-- start --
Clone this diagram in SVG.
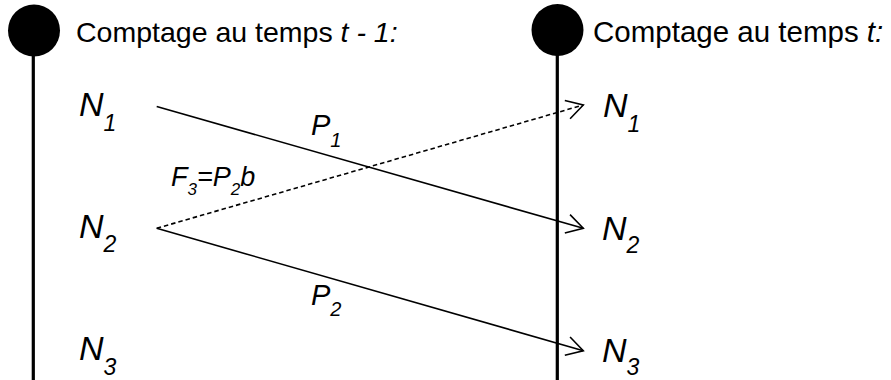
<svg xmlns="http://www.w3.org/2000/svg" width="891" height="380" viewBox="0 0 891 380">
<defs>
<style>
text{font-family:"Liberation Sans",Arial,sans-serif;fill:#000}
.hd{font-size:28.5px}
.hd2{font-size:29.5px}
.it{font-style:italic}
.n{font-size:34px;font-style:italic}
.ns{font-size:23px}
.p{font-size:29px;font-style:italic}
.ps{font-size:20px}
.f{font-size:27px;font-style:italic}
.fs{font-size:17px}
.axis{stroke:#000;stroke-width:3.2;fill:none}
.flow{stroke:#000;stroke-width:1.6;fill:none;marker-end:url(#arr)}
.dash{stroke-dasharray:4.5,3}
</style>
<marker id="arr" markerUnits="userSpaceOnUse" viewBox="-20 -12 22 24" refX="0" refY="0" markerWidth="22" markerHeight="24" orient="auto">
<path d="M-16.5,-9.5 L0,0 L-16.5,9.5" fill="none" stroke="#000" stroke-width="1.6"/>
</marker>
</defs>
<g id="timeline-left">
<circle cx="34" cy="30.5" r="26" fill="#000"/>
<line class="axis" x1="33.3" y1="50" x2="33.3" y2="380"/>
<text class="hd" x="76" y="42">Comptage au temps <tspan class="it">t - 1:</tspan></text>
</g>
<g id="timeline-right">
<circle cx="557.5" cy="30" r="26" fill="#000"/>
<line class="axis" x1="557.3" y1="50" x2="557.3" y2="380"/>
<text class="hd2" x="593" y="42">Comptage au temps <tspan class="it">t:</tspan></text>
</g>
<g id="left-N1"><text class="n" x="79" y="116">N<tspan class="ns" dy="15">1</tspan></text></g>
<g id="left-N2"><text class="n" x="79" y="238">N<tspan class="ns" dy="14">2</tspan></text></g>
<g id="left-N3"><text class="n" x="79" y="360">N<tspan class="ns" dy="15">3</tspan></text></g>
<g id="right-N1"><text class="n" x="603" y="117">N<tspan class="ns" dy="15">1</tspan></text></g>
<g id="right-N2"><text class="n" x="602" y="240">N<tspan class="ns" dy="13">2</tspan></text></g>
<g id="right-N3"><text class="n" x="602" y="362">N<tspan class="ns" dy="13">3</tspan></text></g>
<g id="connectors">
<line class="flow" x1="156.7" y1="106.5" x2="583.3" y2="228.3"/>
<line class="flow" x1="156.7" y1="228.3" x2="583.3" y2="350.7"/>
<line class="flow dash" x1="156.7" y1="228.3" x2="583.3" y2="105"/>
</g>
<g id="labels">
<text class="p" x="311" y="135">P<tspan class="ps" dy="12">1</tspan></text>
<text class="p" x="311" y="305">P<tspan class="ps" dy="11">2</tspan></text>
<text class="f" x="171" y="186">F<tspan class="fs" dy="9">3</tspan><tspan dy="-9">=P</tspan><tspan class="fs" dy="9">2</tspan><tspan dy="-9">b</tspan></text>
</g>
</svg>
-- end --
*Requirements*
What is needed is an exact reproduction of the data, pictures excluded.

*In response*
Clone this diagram in SVG.
<svg xmlns="http://www.w3.org/2000/svg" width="891" height="380" viewBox="0 0 891 380">
<defs>
<style>
text{font-family:"Liberation Sans",Arial,sans-serif;fill:#000}
.hd{font-size:28.5px}
.hd2{font-size:29.5px}
.it{font-style:italic}
.n{font-size:34px;font-style:italic}
.ns{font-size:23px}
.p{font-size:29px;font-style:italic}
.ps{font-size:20px}
.f{font-size:27px;font-style:italic}
.fs{font-size:17px}
.axis{stroke:#000;stroke-width:3.2;fill:none}
.flow{stroke:#000;stroke-width:1.6;fill:none;marker-end:url(#arr)}
.dash{stroke-dasharray:4.5,3}
</style>
<marker id="arr" markerUnits="userSpaceOnUse" viewBox="-20 -12 22 24" refX="0" refY="0" markerWidth="22" markerHeight="24" orient="auto">
<path d="M-16.5,-9.5 L0,0 L-16.5,9.5" fill="none" stroke="#000" stroke-width="1.6"/>
</marker>
</defs>
<g id="timeline-left">
<circle cx="34" cy="30.5" r="26" fill="#000"/>
<line class="axis" x1="33.3" y1="50" x2="33.3" y2="380"/>
<text class="hd" x="76" y="42">Comptage au temps <tspan class="it">t - 1:</tspan></text>
</g>
<g id="timeline-right">
<circle cx="557.5" cy="30" r="26" fill="#000"/>
<line class="axis" x1="557.3" y1="50" x2="557.3" y2="380"/>
<text class="hd2" x="593" y="42">Comptage au temps <tspan class="it">t:</tspan></text>
</g>
<g id="left-N1"><text class="n" x="79" y="116">N<tspan class="ns" dy="15">1</tspan></text></g>
<g id="left-N2"><text class="n" x="79" y="238">N<tspan class="ns" dy="14">2</tspan></text></g>
<g id="left-N3"><text class="n" x="79" y="360">N<tspan class="ns" dy="15">3</tspan></text></g>
<g id="right-N1"><text class="n" x="603" y="117">N<tspan class="ns" dy="15">1</tspan></text></g>
<g id="right-N2"><text class="n" x="602" y="240">N<tspan class="ns" dy="13">2</tspan></text></g>
<g id="right-N3"><text class="n" x="602" y="362">N<tspan class="ns" dy="13">3</tspan></text></g>
<g id="connectors">
<line class="flow" x1="156.7" y1="106.5" x2="583.3" y2="228.3"/>
<line class="flow" x1="156.7" y1="228.3" x2="583.3" y2="350.7"/>
<line class="flow dash" x1="156.7" y1="228.3" x2="583.3" y2="105"/>
</g>
<g id="labels">
<text class="p" x="311" y="135">P<tspan class="ps" dy="12">1</tspan></text>
<text class="p" x="311" y="305">P<tspan class="ps" dy="11">2</tspan></text>
<text class="f" x="171" y="186">F<tspan class="fs" dy="9">3</tspan><tspan dy="-9">=P</tspan><tspan class="fs" dy="9">2</tspan><tspan dy="-9">b</tspan></text>
</g>
</svg>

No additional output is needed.